Procedurally, each participant began Experiment 4 by completing a threshold-estimation phase. Thresholds were estimated using a method nearly identical to that described in Experiment 2. The only difference was that in Experiment 4, the threshold-estimation phase entailed just a single stimulus duration (83.30 ms, 10 frames). For each participant, the average of the cardinal and oblique thresholds obtained in the threshold-estimation phase was used as the angular difference to be judged at each of several durations during the actual trials. 
For the actual trials, each participant was randomly assigned to one of two groups. Half of the participants viewed masked stimuli, and the other half viewed unmasked stimuli. Except for the presence or absence of the mask, the procedure was identical for the two groups. All participants completed ten 72-trial blocks. Each 72-trial block comprised eight presentations (2 cardinal/clockwise; 2 cardinal/anti-clockwise; 2 oblique/clockwise; 2 oblique/anti-clockwise) at each of nine stimulus durations. The nine stimulus durations, which varied randomly across trials, ranged between 16.66 and 83.30 ms (2 and 10 frames) in 8.33-ms (1 frame) steps. As in Experiment 1, the participant’s initial angular difference was decreased or increased by 25% after a block in which performance respectively exceeded 80% correct or fell below 65% correct. Such adjustments prevented “floor” and “ceiling” effects, and pertained to cardinal and oblique axes alike to ensure identical angular differences in both conditions. 
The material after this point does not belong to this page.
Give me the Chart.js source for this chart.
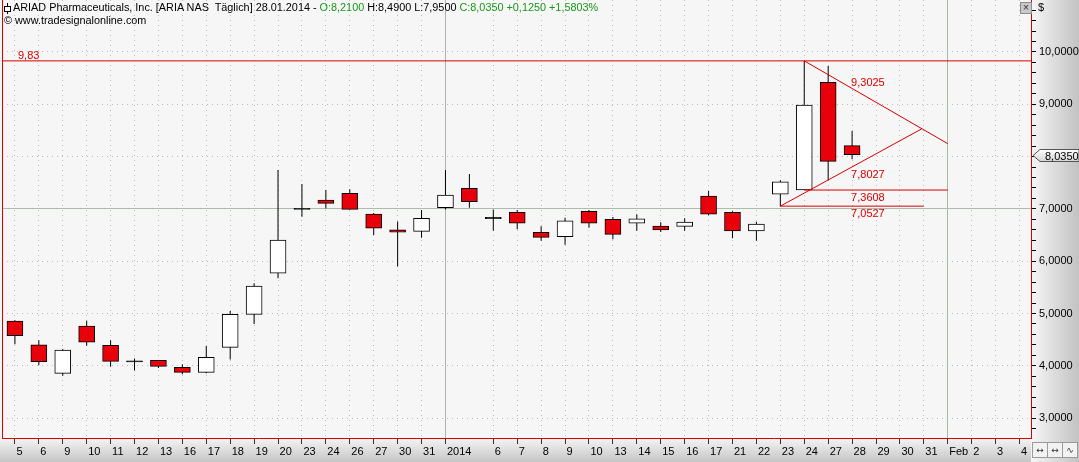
<!DOCTYPE html>
<html>
<head>
<meta charset="utf-8">
<script src="https://cdn.jsdelivr.net/npm/chart.js@4.4.1/dist/chart.umd.min.js"></script>
<style>
  html, body { margin: 0; padding: 0; background: #f4f4f4; }
  #wrap { position: relative; width: 1079px; height: 462px; overflow: hidden;
          font-family: "Liberation Sans", Arial, sans-serif; font-size: 11px; }
  #chart { position: absolute; left: 0; top: 0; }
  .txt { position: absolute; white-space: pre; color: #000; line-height: 13px; }
  .hdr { font-size: 10.85px; }
  .up { color: #17981b; }
  #closeBox { position: absolute; left: 1020px; top: 2px; width: 10px; height: 10px; background: #c8c8c8;
              border: 1px solid #8c8c8c; font-size: 10px; line-height: 10px; text-align: center; color: #333; }
  .btn { position: absolute; top: 442px; width: 14px; height: 14px; border: 1px solid #9a9a9a; background: #f2f2f2;
         font-family: "DejaVu Sans", sans-serif; font-size: 9px; line-height: 14px; text-align: center; color: #333; }
  #icon { position: absolute; left: 4px; top: 3px; width: 7px; height: 11px; }
  #icon .w { position: absolute; left: 3px; top: 0; width: 1px; height: 11px; background: #000; }
  #icon .b { position: absolute; left: 0; top: 3px; width: 5px; height: 4px; border: 1px solid #000; background: #fff; }
</style>
</head>
<body>
<div id="wrap">
  <canvas id="chart" width="1079" height="462"></canvas>
  <div id="icon"><div class="w"></div><div class="b"></div></div>
  <div class="txt hdr" style="left:13px;top:1px">ARIAD Pharmaceuticals, Inc. [ARIA NAS  Täglich] 28.01.2014 - <span class="up">O:8,2100</span> H:8,4900 L:7,9500 <span class="up">C:8,0350 +0,1250 +1,5803%</span></div>
  <div class="txt hdr" style="left:4px;top:14px">© www.tradesignalonline.com</div>
  <div id="closeBox">×</div>
  <div class="txt" style="left:1038px;top:1px">$</div>
  <div class="btn" style="left:1032px">↔</div>
  <div class="btn" style="left:1047px">↔</div>
  <div class="btn" style="left:1062px">∿</div>
</div>
<script>
// daily bars, 05.12.2013 - 28.01.2014, then empty future slots up to Feb 4
var dateLabels = ['5', '6', '9', '10', '11', '12', '13', '16', '17', '18', '19', '20', '23', '24', '26', '27', '30', '31',
                  '2014', '', '6', '7', '8', '9', '10', '13', '14', '15', '16', '17', '21', '22', '23', '24', '27', '28',
                  '29', '30', '31', 'Feb', '2', '3', '4'];
var opens  = [4.857, 4.40, 3.857, 4.76, 4.39, 4.08, 4.105, 3.97, 3.876, 4.354, 4.985, 5.77, 6.99, 7.17, 7.30, 6.90, 6.60, 6.57,
              7.023, 7.394, 6.82, 6.935, 6.553, 6.47, 6.954, 6.80, 6.725, 6.67, 6.667, 7.247, 6.935, 6.58, 7.28, 7.3608, 9.42, 8.21];
var highs  = [4.87, 4.49, 4.32, 4.86, 4.49, 4.14, 4.11, 4.03, 4.38, 5.05, 5.58, 7.744, 7.476, 7.36, 7.375, 6.92, 6.76, 6.98,
              7.744, 7.667, 6.99, 6.98, 6.67, 6.83, 6.98, 6.845, 6.90, 6.745, 6.82, 7.34, 6.954, 6.755, 7.55, 9.83, 9.73, 8.49];
var lows   = [4.41, 4.015, 3.81, 4.385, 3.98, 3.91, 3.96, 3.84, 3.857, 4.12, 4.80, 5.673, 6.85, 7.01, 6.99, 6.50, 5.90, 6.45,
              6.99, 7.023, 6.58, 6.61, 6.39, 6.316, 6.64, 6.42, 6.58, 6.56, 6.58, 6.88, 6.44, 6.39, 7.0527, 7.3608, 7.55, 7.95];
var closes = [4.576, 4.08, 4.30, 4.45, 4.086, 4.085, 3.99, 3.876, 4.16, 4.985, 5.526, 6.405, 7.0, 7.107, 6.99, 6.63, 6.553, 6.82,
              7.266, 7.138, 6.825, 6.725, 6.457, 6.77, 6.725, 6.514, 6.81, 6.60, 6.75, 6.897, 6.58, 6.71, 7.52, 8.986, 7.91, 8.035];

// drawing tools (bar index, price)
var highLevel = 9.83;
var upperTrend = [{x: 33, y: 9.83}, {x: 39, y: 8.2475}];
var lowerTrend = [{x: 32, y: 7.0527}, {x: 37.92, y: 8.533}];
var levelA = [{x: 33, y: 7.3608}, {x: 39, y: 7.3608}];
var levelB = [{x: 32, y: 7.0527}, {x: 38, y: 7.0527}];
var levelValues = [9.3025, 7.8027, 7.3608, 7.0527];
var lastBar = 35;
var monthStarts = [18, 39];

var RED = '#d70000';

function fmt(v, d) { return v.toFixed(d).replace('.', ','); }
function isWhole(v) { return Math.abs(v - Math.round(v)) < 1e-6; }

var wickData = [], bodyData = [], bodyFill = [];
for (var i = 0; i < closes.length; i++) {
  wickData.push({x: i, y: [lows[i], highs[i]]});
  var lo = Math.min(opens[i], closes[i]), hi = Math.max(opens[i], closes[i]);
  var cross = hi - lo < 0.015;
  if (cross) { lo = closes[i] - 0.012; hi = closes[i] + 0.012; }
  bodyData.push({x: i, y: [lo, hi]});
  bodyFill.push(cross ? '#000' : (closes[i] < opens[i] ? '#e8000a' : '#ffffff'));
}

function trendLine(points) {
  return {type: 'line', data: points, borderColor: RED, borderWidth: 1, pointRadius: 0,
          fill: false, tension: 0, order: 0};
}

var chartDecor = {
  id: 'chartDecor',
  beforeDraw: function(chart) {
    var ctx = chart.ctx, a = chart.chartArea;
    ctx.save();
    ctx.fillStyle = '#f4f4f4';
    ctx.fillRect(0, 0, chart.width, chart.height);
    var gb = ctx.createLinearGradient(0, a.bottom, 0, chart.height);
    gb.addColorStop(0, '#f4f4f4');
    gb.addColorStop(1, '#c6c6c6');
    ctx.fillStyle = gb;
    ctx.fillRect(0, a.bottom, a.right, chart.height - a.bottom);
    var gr = ctx.createLinearGradient(a.right, 0, chart.width, 0);
    gr.addColorStop(0, '#f6f6f6');
    gr.addColorStop(1, '#c2c2c2');
    ctx.fillStyle = gr;
    ctx.fillRect(a.right, 0, chart.width - a.right, chart.height);
    ctx.fillStyle = '#f6f6f6';
    ctx.fillRect(a.left, a.top, a.right - a.left, a.bottom - a.top);
    ctx.restore();
  },
  afterDraw: function(chart) {
    var ctx = chart.ctx, a = chart.chartArea;
    var xs = chart.scales.x, ys = chart.scales.y;
    ctx.save();
    // left frame line
    ctx.strokeStyle = RED;
    ctx.lineWidth = 1;
    ctx.beginPath();
    ctx.moveTo(a.left + 0.5, a.top);
    ctx.lineTo(a.left + 0.5, a.bottom);
    ctx.stroke();

    // level labels
    ctx.font = '11px "Liberation Sans", Arial, sans-serif';
    ctx.fillStyle = RED;
    ctx.textAlign = 'left';
    ctx.textBaseline = 'alphabetic';
    ctx.fillText(fmt(highLevel, 2), a.left + 16, ys.getPixelForValue(highLevel) - 2);
    var lx = xs.getPixelForValue(lastBar) - 1;
    for (var k = 0; k < levelValues.length; k++) {
      var py = ys.getPixelForValue(levelValues[k]);
      ctx.fillText(fmt(levelValues[k], 4), lx, k === 0 ? py - 2 : py + 11);
    }

    // last price tag on the axis
    var last = closes[closes.length - 1];
    var ty = Math.round(ys.getPixelForValue(last)) + 0.5;
    var x0 = a.right + 2;
    ctx.beginPath();
    ctx.moveTo(x0, ty);
    ctx.lineTo(x0 + 7, ty - 6);
    ctx.lineTo(chart.width, ty - 6);
    ctx.lineTo(chart.width, ty + 6);
    ctx.lineTo(x0 + 7, ty + 6);
    ctx.closePath();
    var gt = ctx.createLinearGradient(0, ty - 6, 0, ty + 6);
    gt.addColorStop(0, '#ffffff');
    gt.addColorStop(1, '#d4d4d4');
    ctx.fillStyle = gt;
    ctx.fill();
    ctx.strokeStyle = '#555';
    ctx.stroke();
    ctx.fillStyle = '#000';
    ctx.textBaseline = 'middle';
    ctx.fillText(fmt(last, 4), x0 + 12, ty + 1);
    ctx.restore();
  }
};

Chart.defaults.font.family = '"Liberation Sans", Arial, sans-serif';
Chart.defaults.font.size = 11;
Chart.defaults.color = '#000';

new Chart(document.getElementById('chart'), {
  type: 'bar',
  data: {
    datasets: [
      trendLine([{x: -1, y: highLevel}, {x: 43, y: highLevel}]),
      trendLine(upperTrend),
      trendLine(lowerTrend),
      trendLine(levelA),
      trendLine(levelB),
      {label: 'body', data: bodyData, backgroundColor: bodyFill, borderColor: '#000', borderWidth: 1,
       borderSkipped: false, barThickness: 16, grouped: false, order: 1},
      {label: 'wick', data: wickData, backgroundColor: '#000', borderWidth: 0, barThickness: 1,
       inflateAmount: 0, grouped: false, order: 2}
    ]
  },
  options: {
    responsive: false,
    animation: false,
    devicePixelRatio: 1,
    layout: {padding: {left: 2, right: 0, top: 0, bottom: 0}},
    plugins: {legend: {display: false}, tooltip: {enabled: false}},
    scales: {
      x: {
        type: 'linear', position: 'bottom', min: -0.54, max: 42.48, offset: false,
        ticks: {
          stepSize: 1, autoSkip: false, includeBounds: false, maxRotation: 0, minRotation: 0,
          align: 'start', labelOffset: 1.5, padding: 1, maxTicksLimit: 100,
          callback: function(v) { return dateLabels[v] !== undefined ? dateLabels[v] : ''; }
        },
        grid: {
          offset: false, lineWidth: 1, tickLength: 6,
          color: function(c) {
            if (!c.tick) return '#bdbdbd';
            if (dateLabels[c.tick.value] === '') return 'rgba(0,0,0,0)';
            return monthStarts.indexOf(c.tick.value) >= 0 ? '#a9b7a9' : '#bdbdbd';
          },
          tickColor: function(c) {
            return c.tick && dateLabels[c.tick.value] === '' ? 'rgba(0,0,0,0)' : '#333';
          }
        },
        border: {
          color: RED, width: 1,
          dash: function(c) { return c.tick && monthStarts.indexOf(c.tick.value) >= 0 ? [] : [1, 4]; }
        },
        afterFit: function(s) { s.height = 24; s.paddingLeft = 0; s.paddingRight = 0; }
      },
      y: {
        type: 'linear', position: 'right', min: 2.62, max: 10.994, beginAtZero: false,
        ticks: {
          stepSize: 0.2, autoSkip: false, includeBounds: false, padding: 3, maxTicksLimit: 100,
          callback: function(v) { return isWhole(v) ? fmt(v, 4) : ''; }
        },
        grid: {
          lineWidth: 1, tickLength: 5, tickColor: '#000',
          color: function(c) {
            if (!c.tick || !isWhole(c.tick.value)) return 'rgba(0,0,0,0)';
            return Math.round(c.tick.value) === 7 ? '#a9bda9' : '#bdbdbd';
          }
        },
        border: {
          color: RED, width: 1,
          dash: function(c) { return c.tick && isWhole(c.tick.value) && Math.round(c.tick.value) === 7 ? [] : [1, 4]; }
        },
        afterFit: function(s) { s.width = 48; s.paddingTop = 0; s.paddingBottom = 0; }
      }
    }
  },
  plugins: [chartDecor]
});
</script>
</body>
</html>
The data were analyzed via ANOVA. The within-subjects factors were orientation (cardinal versus oblique) and stimulus duration (16.66 to 83.30 ms, in 8.33-ms steps). The between-subjects factor was the presence/absence of a mask. Additionally, as in Experiment 1, we computed best-fitting power functions and Pearson correlation coefficients to describe the extent to which cardinal and oblique orientation sensitivity (d′) each depend on duration. In all other ways, the method for Experiment 4 was the same as in Experiment 1
Experiment 4: Results
The results from Experiment 4 are shown in Figure 6, where the conventions differ from those of previous figures. Here data from participants in the mask group are shown in red, and data from participants in the no-mask group are shown in blue. Perhaps the most striking feature for both groups is the absence of an oblique effect. That is, within each group, the overlap between cardinal (squares and solid lines) and oblique (Xs and dotted lines) sensitivity is readily apparent. Indeed, ANOVAs confirmed that cardinal and oblique sensitivity (d′) are statistically indistinguishable from each other in the no-mask group, F(1,7) = 0.011, p = 0.91, ns, and in the mask group, F(1,7) = 0.240, p = .63, ns. Although the two groups are similar in showing no oblique effect, there are important differences. First, as is visually evident in the figure, the overall performance of the no-mask group significantly exceeds that of the mask group, F(1,14) = 21.40, p < .001. Also, performance in the no-mask group is already excellent at the earliest stimulus duration (mean d′=1.06 ± 0.10 at 16.66 ms), and does not improve with increases in stimulus duration. By contrast, performance in the mask group increases significantly across the stimulus durations, yet fails to reach the levels of the no-mask group even at the longest stimulus duration. These differences, we believe, suggest that the masks were effective in limiting the persistence of oriented stimulation in the visual system. Most importantly, the data in Figure 6, which obtained when the two stimuli were presented simultaneously, contrast sharply with the salient oblique effects in Experiments 1, 2, and 3, when the stimuli were presented successively. The difference suggests that the neural events occurring between stimulus presentations can contribute to the oblique effect in orientation sensitivity. 
Figure 6
 
Data from Experiment 4. The gratings in Experiment 4 were presented simultaneously rather than successively. At each stimulus duration, orientation sensitivity (d’) in the unmasked group (blue) exceeds that in the masked group (red), indicating the overall suppressive effect of the masks. For the unmasked group, performance is already excellent at the briefest stimulus duration (16.66 ms) and remains constant across stimulus durations. By contrast, performance in the masked group increases significantly with stimulus duration. For both the masked and unmasked groups, cardinal (squares and solid lines) and oblique(Xs and dotted lines) sensitivity superimpose across durations. This indicates that the oblique effect is absent across durations when the stimuli are presented simultaneously.
Figure 6
 
Data from Experiment 4. The gratings in Experiment 4 were presented simultaneously rather than successively. At each stimulus duration, orientation sensitivity (d’) in the unmasked group (blue) exceeds that in the masked group (red), indicating the overall suppressive effect of the masks. For the unmasked group, performance is already excellent at the briefest stimulus duration (16.66 ms) and remains constant across stimulus durations. By contrast, performance in the masked group increases significantly with stimulus duration. For both the masked and unmasked groups, cardinal (squares and solid lines) and oblique(Xs and dotted lines) sensitivity superimpose across durations. This indicates that the oblique effect is absent across durations when the stimuli are presented simultaneously.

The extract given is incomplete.